(804) 493-8440

Robert Carter the Councillor was born in February 1728, son of Robert and Priscilla (Churchill) Carter and grandson of Robert (“King”) Carter (q.v.)  He attended the College of William and Mary, spent 1749-51 in England, and on his return married on April 5, 1754, Frances Tasker, youngest daughter of Benjamin Tasker of Maryland.  The couple resided in Nomini Hall, Westmoreland County.  Details of their domestic life are recorded in the journal of Philip Fithian, a young tutur who spent a year in the Carter household.

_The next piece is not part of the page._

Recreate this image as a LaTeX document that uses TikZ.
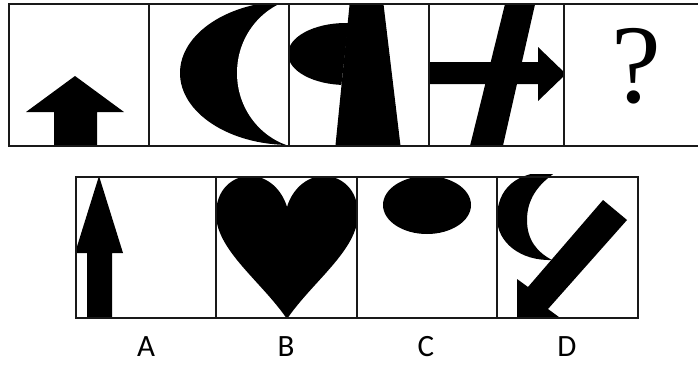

In March 1758, he was appointed to the Colonial Council, and three years later he took up residence in Williamsburg.  With the waning influence of the Tidewater aristocracy and the Council that they controlled, Carter began to find public life less congenial.  In 1771, he returned to Nomini Hall and thereafter rarely attended meetings of the Council.

Opposed to separation from England, he nonetheless supported the American cause once independence was declared.

After the Revolution, Carter devoted himself to his large estates, to the manufacture of iron and textiles, and to philosophical inquiry.  Much given to religious speculation, he embraced successfully Anglicanism, Deism, the Baptist faith, Arminianism, and Swedenborgianism.

Opposed in principle to slavery, he freed over the years a large number of his slaves.  Carter spent the final ten years of his life in Baltimore.  He wife, who died in 1787, bore him twelve children.